Не менее знаменательна фраза:
Бревенчатый короб - утроба кита,
Где спасся Иона двуперстьем креста.
Как образованный (и христиански образованный) человек, Клюев, разумеется, знал, что пророк Иона жил до Христа, а посему ни двуперстного, никакого иного крестного знамения на себя возлагать не мог. Однако, как выразитель народного сознания, для которого в момент священнодействия "там и тогда" соединяется со "здесь и теперь" (Топоров), он вполне мог отождествить русский народ с иудейским, назвать себя "свирельным Саулом", братьев по духу - "Исавы в словесной ловле". Впрочем, думается, истоки старообрядчества Клюев ведет еще глубже - к началу времен, к сотворению мира. Ведь верность старым обрядам - это и верность той самой "сказке - алмазному узору" из "Белой Индии", сказке, которую рассказывают человеку в детстве, в начале жизни, когда формируется сознание, и узору, возникшему из Слова, лежащего в начале мира, "на дне всех миров, океанов и гор пронизывающему и скрепляющему алмазной решеткой все мироздание, проявляющемуся на поверхности в видимом орнаменте - резном, рисованном, словесном. Это и то, что ведет героя "Белой Повести" сквозь миры и времена к изначальному:
В миры меня кличет "Оно"
Нагорным пустынным сияньем.
Что же для поэта "никонианство", можно увидеть в поэме "Заозерье":
Церквушка же, в заячьей шубе,
В сердцах на Никона-кобеля,
От него в заруделом срубе
Завелась скрипучая тля!
Итак, никонианство - тля, изначально медленно разрушающая мир, оно олицетворяет то самое время-шашель, которое в сборнике "Избяные песни" "дерево жизни буравит, сосет". Для обновления жизни необходима кровавая или огненная жертва. Главная жертва свершилась при распятии и воскресении Христа, о чем мы вспоминаем каждый год на Пасху и каждое воскресенье на литургии. Когда более чем полтора тысячелетия спустя Русь отступила от истинной веры, огненной жертвой стали протопоп Аввакум, страдальцы соловецкие и иные мученики за веру. Таким жертвоприношением виделась поэту и революция, но она обманула его, вместо возрождения только усугубив "никонианство", уведя народ в сторону от истинного пути. И тогда жертвой стал сам Клюев. Впрочем, он давно это предвидел, ибо понимал, что единственный путь для поэта остаться в памяти народной:
В живом чернолесьи огонь разложить
И дикое сердце, как угря, варить.
Плясать на углях и себя по кускам
Зарыть под золою в поминок векам.
Будем надеяться, что его "дикое сердце" не зря покоится под золой времени. Пусть "Песнослов" пока не лежит в каждой русской семье рядом с Библией, как "Кобзарь" Шевченко на Украине. Придет время - народ вспомнит своего "посвященного".
ПРИМЕЧАНИЯ
1 Клюев Н. Сочинения: В 2-х тт. / Под общей редакцией Г. П. Струве и Б. А. Филиппова. Т. 2. Мюнхен, 1969. С. 244. В дальнейшем тексты Клюева цитируем по этому изданию без отсылок.

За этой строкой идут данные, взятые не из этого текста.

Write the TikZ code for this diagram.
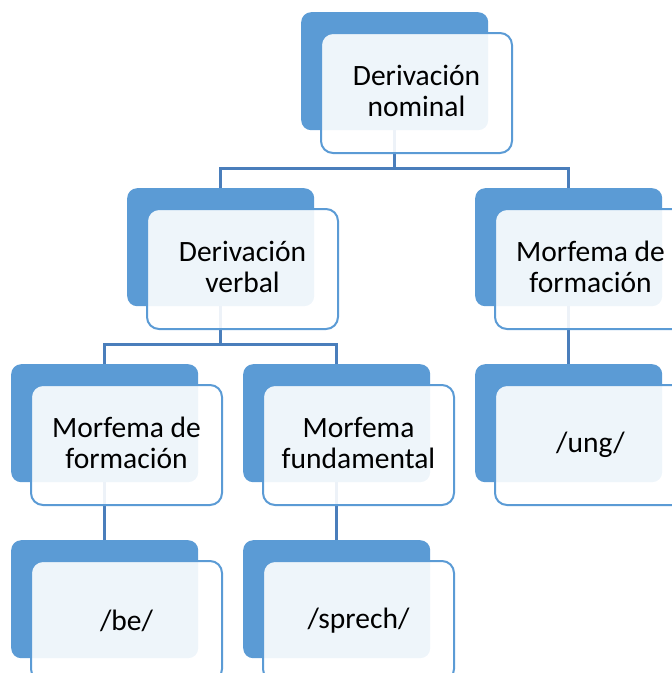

2 См. об этом в письме Н. А. Клюева к А. А. Блоку: Александр Блок. Новые материалы и исследования // Литературное наследство. Т. 92. Кн. 4. М., 1987. С. 514. Письмо № 38.
3 "Великорусский Шевченко - это Николай Клюев... Как нельзя перевести Шевченко ни на один язык, даже на русский, сохранив все нюансы, так нельзя перевести и Клюева". Фрагмент неопубликованного дневника Б. А. Лазаревского, хранящегося в РО ИРЛИ (Ф. 145. № 10. Л. 27, 30) цит. по: Филиппов Б. Николай Клюев. Материалы для биографии //Клюев Н. Указ. соч. Т. 1. С. 66.

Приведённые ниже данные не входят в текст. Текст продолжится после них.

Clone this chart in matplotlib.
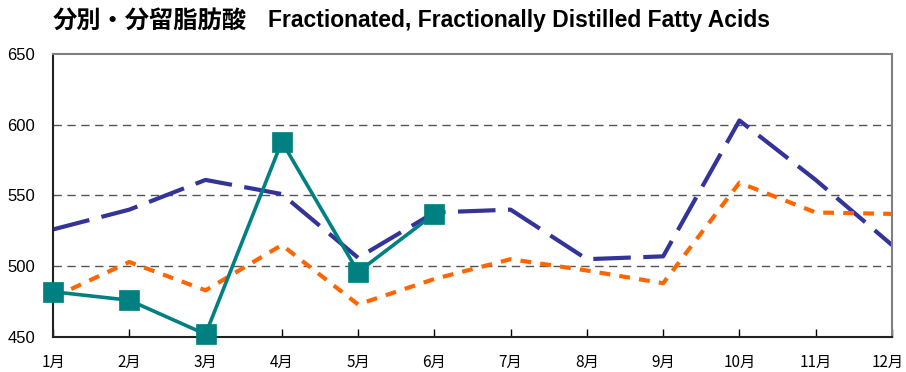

4 Церковный старообрядческий настенный календарь за 1998-й год. Издан заповедником "Дунайские плавни" (Украина, Одесская обл., г. Вилково).
5 Гурьянова Н. С. Крестьянский антимонархический протест в старообрядческой эсхатологической литературе периода позднего феодализма. Новосибирск, 1988. С. 43; см. об этом также: Киселева Л. А. "Плач о Сергее Есенине" Н. А. Клюева // Столетие Сергея Есенина: Международный симпозиум. Есенинский сборник. Вып. III. M.: Наследие, 1997. С. 528.